In 2000, while working on my block field placement (internship) in graduate school, I met a woman who would become my best friend and a profoundly influential part of my life. We shared a lot of formative life experiences of early adulthood together and I accompanied her to the hospital for the births of two of her children and she came to the birth center with me when my oldest son was born. While my own mother had all four of her children at home and so homebirth and natural birth were parts of my life history, I didn’t really begin to focus on birth as an issue until I was married and in my early 20′s. At this point, I was most influenced by the newsgroup misc.kids.pregnancy. So, I became both deeply interested in natural birth and also very invested in my friend’s birth plans and her ideas about birth.
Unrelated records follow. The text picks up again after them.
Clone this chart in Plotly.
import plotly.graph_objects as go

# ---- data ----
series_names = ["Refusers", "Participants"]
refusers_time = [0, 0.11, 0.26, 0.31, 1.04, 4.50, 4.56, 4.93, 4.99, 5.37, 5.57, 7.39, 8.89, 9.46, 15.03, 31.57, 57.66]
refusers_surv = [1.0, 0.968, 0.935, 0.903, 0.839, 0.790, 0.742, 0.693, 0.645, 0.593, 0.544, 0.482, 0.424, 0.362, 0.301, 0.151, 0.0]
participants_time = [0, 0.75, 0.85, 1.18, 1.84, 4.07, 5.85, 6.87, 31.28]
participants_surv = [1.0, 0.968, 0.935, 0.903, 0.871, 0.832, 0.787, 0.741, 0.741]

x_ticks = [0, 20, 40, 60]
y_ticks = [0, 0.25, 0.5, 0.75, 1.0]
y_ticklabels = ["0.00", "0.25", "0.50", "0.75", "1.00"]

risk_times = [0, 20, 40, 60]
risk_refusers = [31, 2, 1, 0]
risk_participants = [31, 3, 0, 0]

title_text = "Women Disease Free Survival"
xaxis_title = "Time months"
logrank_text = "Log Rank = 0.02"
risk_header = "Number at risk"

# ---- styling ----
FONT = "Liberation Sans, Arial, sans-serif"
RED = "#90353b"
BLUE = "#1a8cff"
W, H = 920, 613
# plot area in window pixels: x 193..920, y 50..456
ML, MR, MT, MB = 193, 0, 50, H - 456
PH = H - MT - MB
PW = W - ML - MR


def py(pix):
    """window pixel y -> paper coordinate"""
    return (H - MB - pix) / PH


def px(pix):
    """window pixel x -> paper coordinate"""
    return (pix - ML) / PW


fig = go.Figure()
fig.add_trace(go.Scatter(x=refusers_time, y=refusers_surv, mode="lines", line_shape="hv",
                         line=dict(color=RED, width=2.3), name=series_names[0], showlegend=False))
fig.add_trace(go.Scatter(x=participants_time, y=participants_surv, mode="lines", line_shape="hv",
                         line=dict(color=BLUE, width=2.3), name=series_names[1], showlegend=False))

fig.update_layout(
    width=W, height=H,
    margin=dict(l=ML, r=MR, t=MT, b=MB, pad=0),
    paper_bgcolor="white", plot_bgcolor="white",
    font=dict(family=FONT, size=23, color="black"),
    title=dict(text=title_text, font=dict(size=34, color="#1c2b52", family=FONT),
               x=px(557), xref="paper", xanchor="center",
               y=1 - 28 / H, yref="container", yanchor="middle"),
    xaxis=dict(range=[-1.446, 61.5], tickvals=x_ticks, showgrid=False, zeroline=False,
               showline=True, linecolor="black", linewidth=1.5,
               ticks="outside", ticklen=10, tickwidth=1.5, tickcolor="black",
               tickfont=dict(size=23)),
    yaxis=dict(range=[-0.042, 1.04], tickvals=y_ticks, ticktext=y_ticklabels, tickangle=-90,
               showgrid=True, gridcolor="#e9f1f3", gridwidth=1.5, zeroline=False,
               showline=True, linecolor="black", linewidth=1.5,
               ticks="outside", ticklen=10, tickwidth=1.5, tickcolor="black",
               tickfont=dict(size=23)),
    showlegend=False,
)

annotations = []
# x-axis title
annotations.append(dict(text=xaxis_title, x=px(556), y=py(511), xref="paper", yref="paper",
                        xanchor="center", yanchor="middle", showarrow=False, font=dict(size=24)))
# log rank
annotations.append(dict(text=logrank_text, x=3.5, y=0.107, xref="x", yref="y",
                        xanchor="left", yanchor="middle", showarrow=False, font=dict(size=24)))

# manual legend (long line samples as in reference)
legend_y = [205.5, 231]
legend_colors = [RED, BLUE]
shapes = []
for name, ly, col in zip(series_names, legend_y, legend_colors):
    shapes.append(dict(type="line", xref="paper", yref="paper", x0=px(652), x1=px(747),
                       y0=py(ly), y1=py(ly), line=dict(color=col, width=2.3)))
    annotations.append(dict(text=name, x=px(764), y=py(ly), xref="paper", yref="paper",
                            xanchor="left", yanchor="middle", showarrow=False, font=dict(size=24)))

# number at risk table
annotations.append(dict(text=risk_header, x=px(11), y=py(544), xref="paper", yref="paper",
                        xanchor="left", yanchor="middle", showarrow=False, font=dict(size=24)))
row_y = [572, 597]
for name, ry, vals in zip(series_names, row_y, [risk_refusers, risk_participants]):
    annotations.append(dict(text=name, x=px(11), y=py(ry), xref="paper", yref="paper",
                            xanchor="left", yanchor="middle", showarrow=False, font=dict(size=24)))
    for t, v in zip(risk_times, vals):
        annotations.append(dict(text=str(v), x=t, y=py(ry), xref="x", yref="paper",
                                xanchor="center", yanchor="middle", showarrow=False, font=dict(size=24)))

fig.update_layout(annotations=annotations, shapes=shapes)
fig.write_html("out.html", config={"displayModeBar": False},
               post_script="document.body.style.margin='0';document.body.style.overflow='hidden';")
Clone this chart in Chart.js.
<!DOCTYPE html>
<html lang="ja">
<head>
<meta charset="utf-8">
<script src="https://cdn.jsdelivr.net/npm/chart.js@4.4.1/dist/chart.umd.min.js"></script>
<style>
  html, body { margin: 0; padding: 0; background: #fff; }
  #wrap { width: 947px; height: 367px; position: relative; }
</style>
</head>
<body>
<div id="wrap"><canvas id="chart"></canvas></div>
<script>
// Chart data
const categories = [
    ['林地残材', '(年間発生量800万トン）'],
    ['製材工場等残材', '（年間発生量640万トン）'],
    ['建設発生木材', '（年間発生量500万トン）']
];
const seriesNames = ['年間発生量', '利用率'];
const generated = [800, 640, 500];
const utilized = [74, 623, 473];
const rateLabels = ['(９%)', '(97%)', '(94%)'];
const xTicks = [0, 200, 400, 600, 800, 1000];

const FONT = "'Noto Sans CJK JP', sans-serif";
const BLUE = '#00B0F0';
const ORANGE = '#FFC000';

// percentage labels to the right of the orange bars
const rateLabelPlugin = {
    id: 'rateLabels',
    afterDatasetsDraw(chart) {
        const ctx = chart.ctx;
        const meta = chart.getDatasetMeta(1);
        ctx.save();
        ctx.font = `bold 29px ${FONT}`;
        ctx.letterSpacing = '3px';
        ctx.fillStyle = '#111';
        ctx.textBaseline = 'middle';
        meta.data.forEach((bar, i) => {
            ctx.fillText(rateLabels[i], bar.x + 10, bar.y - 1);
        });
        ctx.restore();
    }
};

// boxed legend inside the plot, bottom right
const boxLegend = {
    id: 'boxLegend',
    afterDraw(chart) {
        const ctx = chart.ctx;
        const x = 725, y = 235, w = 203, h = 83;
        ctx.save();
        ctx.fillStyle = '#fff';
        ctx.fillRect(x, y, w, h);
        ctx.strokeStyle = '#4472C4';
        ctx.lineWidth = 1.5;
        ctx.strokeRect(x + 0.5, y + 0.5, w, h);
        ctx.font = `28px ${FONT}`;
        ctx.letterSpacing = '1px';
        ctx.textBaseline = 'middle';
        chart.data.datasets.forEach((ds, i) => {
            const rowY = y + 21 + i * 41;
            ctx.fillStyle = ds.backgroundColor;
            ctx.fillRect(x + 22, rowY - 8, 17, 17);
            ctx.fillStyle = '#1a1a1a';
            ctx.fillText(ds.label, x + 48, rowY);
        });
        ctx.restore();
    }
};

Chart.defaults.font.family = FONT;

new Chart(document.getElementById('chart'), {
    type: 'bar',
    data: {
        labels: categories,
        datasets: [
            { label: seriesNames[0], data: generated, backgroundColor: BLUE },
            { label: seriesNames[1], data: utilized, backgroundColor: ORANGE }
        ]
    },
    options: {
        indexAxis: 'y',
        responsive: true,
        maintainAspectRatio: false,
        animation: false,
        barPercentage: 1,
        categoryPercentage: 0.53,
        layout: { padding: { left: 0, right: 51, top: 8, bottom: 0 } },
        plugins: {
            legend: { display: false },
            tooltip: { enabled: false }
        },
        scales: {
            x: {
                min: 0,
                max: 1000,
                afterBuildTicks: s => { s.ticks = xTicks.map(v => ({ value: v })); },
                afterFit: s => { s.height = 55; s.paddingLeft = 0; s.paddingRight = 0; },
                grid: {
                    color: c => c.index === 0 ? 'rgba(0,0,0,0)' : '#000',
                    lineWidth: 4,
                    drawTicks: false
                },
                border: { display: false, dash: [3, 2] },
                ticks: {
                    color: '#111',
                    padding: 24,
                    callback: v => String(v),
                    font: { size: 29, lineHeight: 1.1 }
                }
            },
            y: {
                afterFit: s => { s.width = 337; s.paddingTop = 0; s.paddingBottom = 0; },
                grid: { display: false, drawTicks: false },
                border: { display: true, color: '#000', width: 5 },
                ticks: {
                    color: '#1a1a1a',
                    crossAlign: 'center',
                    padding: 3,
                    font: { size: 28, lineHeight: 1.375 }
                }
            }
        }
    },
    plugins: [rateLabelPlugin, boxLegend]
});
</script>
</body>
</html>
As her pregnancy progressed, she hired a doula that I came across at a street fair and took birth classes from her at the birth center in which I would later have my first baby.
After Maggie was born, I was more involved in her life than I have ever been involved with a baby that was not related to me and in a way that I’ve never been able to be involved again. Without any children of my own at the time, I was able to be present for my friend in a way in which I now see, few friends are able to be for each other, since most women who connect during their childbearing years are intensely embroiled in the needs of their own children and families. Looking back, I see I was like the best postpartum doula ever, without knowing that is what I was being at the time (and, I was free, and did it for a year! ) After bringing over dinner every night for the first week, for the following year I then I went over to my friend’s house every morning and took care of the baby while my friend ate her breakfast, took care of herself, and went for a run. Then, we would walk in the neighborhood together for about an hour, talking about our lives, dreams, and plans.
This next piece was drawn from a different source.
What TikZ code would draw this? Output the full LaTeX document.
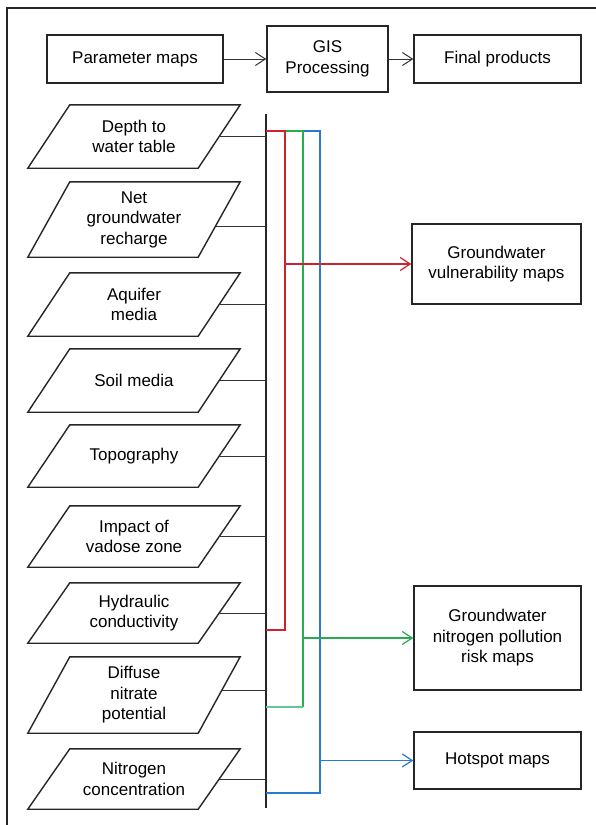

Last year, that magical baby that had such a profound influence on my life and on my birthwork in the world turned TEN! I could hardly believe it. At that time, I asked my friend for permission to post the birth story I had written in my journal the morning after her baby’s birth. My friend granted me permission, but then several days passed and since it wasn’t the baby’s birthday any more, the story sat in my drafts folder for…another year. And, now, that magical, wonderful baby is ELEVEN! Here is her birth story, through my naïve, pre-maternal eyes…
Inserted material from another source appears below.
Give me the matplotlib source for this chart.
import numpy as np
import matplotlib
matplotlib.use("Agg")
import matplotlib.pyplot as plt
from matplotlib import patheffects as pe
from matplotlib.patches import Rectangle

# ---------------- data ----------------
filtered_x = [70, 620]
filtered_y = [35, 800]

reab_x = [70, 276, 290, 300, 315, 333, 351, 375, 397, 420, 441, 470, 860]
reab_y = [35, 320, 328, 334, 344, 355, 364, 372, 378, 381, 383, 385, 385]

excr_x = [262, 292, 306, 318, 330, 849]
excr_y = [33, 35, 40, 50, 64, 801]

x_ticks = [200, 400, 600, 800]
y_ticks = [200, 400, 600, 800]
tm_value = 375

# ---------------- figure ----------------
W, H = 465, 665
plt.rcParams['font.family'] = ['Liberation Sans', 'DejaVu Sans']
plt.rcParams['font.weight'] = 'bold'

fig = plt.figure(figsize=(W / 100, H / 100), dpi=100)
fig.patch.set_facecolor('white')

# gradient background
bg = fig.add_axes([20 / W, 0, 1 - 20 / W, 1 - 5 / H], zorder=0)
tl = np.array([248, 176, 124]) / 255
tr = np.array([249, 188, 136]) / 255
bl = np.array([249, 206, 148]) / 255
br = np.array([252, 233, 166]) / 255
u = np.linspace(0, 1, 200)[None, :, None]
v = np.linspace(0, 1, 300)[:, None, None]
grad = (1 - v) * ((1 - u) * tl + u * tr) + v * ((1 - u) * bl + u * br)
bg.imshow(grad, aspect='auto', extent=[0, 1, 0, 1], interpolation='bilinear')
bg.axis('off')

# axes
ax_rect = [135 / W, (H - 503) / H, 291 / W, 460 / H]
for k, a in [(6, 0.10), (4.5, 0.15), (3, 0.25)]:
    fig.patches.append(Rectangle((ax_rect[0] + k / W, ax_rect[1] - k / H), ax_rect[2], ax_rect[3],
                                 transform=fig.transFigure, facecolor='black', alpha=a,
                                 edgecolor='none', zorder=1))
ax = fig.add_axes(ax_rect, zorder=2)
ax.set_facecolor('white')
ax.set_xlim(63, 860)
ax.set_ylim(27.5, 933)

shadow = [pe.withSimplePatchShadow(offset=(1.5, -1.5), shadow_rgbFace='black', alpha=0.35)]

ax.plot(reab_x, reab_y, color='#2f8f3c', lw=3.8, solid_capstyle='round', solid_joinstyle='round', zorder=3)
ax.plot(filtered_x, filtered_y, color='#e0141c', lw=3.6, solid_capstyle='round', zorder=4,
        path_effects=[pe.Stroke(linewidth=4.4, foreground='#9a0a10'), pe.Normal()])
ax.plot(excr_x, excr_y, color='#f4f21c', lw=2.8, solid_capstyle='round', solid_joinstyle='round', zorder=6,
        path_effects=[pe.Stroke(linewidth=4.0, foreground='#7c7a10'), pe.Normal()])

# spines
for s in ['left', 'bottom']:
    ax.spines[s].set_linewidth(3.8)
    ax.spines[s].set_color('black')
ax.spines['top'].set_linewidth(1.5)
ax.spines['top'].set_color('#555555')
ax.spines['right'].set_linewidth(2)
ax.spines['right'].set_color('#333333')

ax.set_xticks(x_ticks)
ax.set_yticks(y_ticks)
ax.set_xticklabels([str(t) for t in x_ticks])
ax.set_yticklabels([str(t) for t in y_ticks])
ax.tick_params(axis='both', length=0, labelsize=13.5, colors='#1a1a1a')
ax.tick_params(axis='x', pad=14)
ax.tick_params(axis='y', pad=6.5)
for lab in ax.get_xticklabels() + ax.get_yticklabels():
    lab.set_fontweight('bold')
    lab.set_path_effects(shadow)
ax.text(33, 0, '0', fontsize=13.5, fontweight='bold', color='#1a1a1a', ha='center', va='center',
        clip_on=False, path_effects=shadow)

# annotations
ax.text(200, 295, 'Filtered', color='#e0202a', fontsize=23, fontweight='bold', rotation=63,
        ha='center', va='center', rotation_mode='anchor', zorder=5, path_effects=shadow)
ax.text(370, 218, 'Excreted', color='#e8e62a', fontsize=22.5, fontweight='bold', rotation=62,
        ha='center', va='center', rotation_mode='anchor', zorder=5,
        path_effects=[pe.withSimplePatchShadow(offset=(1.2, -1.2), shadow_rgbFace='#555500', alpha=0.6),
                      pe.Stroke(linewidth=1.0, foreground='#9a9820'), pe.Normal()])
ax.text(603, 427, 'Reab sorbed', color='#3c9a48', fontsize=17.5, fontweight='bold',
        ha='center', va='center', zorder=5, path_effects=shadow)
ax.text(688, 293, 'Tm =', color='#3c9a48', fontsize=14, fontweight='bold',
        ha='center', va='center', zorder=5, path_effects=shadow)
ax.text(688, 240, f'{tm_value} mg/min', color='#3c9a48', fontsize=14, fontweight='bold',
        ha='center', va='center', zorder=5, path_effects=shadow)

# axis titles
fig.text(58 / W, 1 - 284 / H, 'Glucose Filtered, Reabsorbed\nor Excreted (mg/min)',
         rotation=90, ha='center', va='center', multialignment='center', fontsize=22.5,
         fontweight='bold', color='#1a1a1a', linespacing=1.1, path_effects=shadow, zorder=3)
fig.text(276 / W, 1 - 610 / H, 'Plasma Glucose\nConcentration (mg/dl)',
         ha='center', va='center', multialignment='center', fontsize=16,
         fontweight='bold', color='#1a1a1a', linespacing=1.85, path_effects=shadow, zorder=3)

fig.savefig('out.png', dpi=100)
Journal Entry, 11/3/01. 12:22 p.m.
Returned home this morning at 7:15 after being at the birth of Kate & Dave’s baby girl, Maggie. I’m very tired, but I wanted to write a little bit anyway. We went to the hospital at 1:30 p.m. on Friday (11/2) after Kate’s water broke. She was still 2 centimeters at 9:00 p.m., so they started pitocin. At 12:00 a.m. the doulas arrived and Kate was 3-4 centimeters dilated. The doulas were absolutely wonderful at soothing and guiding her. At 1:15 a.m. she was 7 centimeters (!) and at a tiny bit after 2:00 a.m. she began pushing. Then, she pushed for almost four hours before Maggie was born at 5:51 a.m. (8lbs 10z).
It was really hard to watch and not be able to do anything for her. I can’t imagine what it would have felt like as her husband—someone that close in. She did a wonderful, wonderful job. No pain medication at all, even with the pitocin. She only asked about pain meds once (before the doulas got there). I felt completely in awe of her strength and power. She was so brave and so strong and so tough. Powerful woman stuff. I couldn’t believe that she pushed for four hours. I do not think I could have done it. The baby was worth it though—boy is she cute and pink and making me want to have one too!
I can’t really describe what this experience meant to me or how powerful it was. It was beautiful and strong. Kate is an amazing woman and I am awed by her bravery. She and Dave are so happy with their precious little bundle. I got to hold her too, when she was less than 30 minutes old and Kate was being stitched up (bad tear). I didn’t feel like much help to Kate, but being present mean a lot to me and I hope the fact that I was there meant something to her too. I’m so encouraged to see that a hospital birth can be pulled off so well.
Life is wonderful. Welcome, baby girl!
Happy Birth-Day to you both today, Maggie and Kate! You hold a deep and special place in my heart. You both changed my life forever.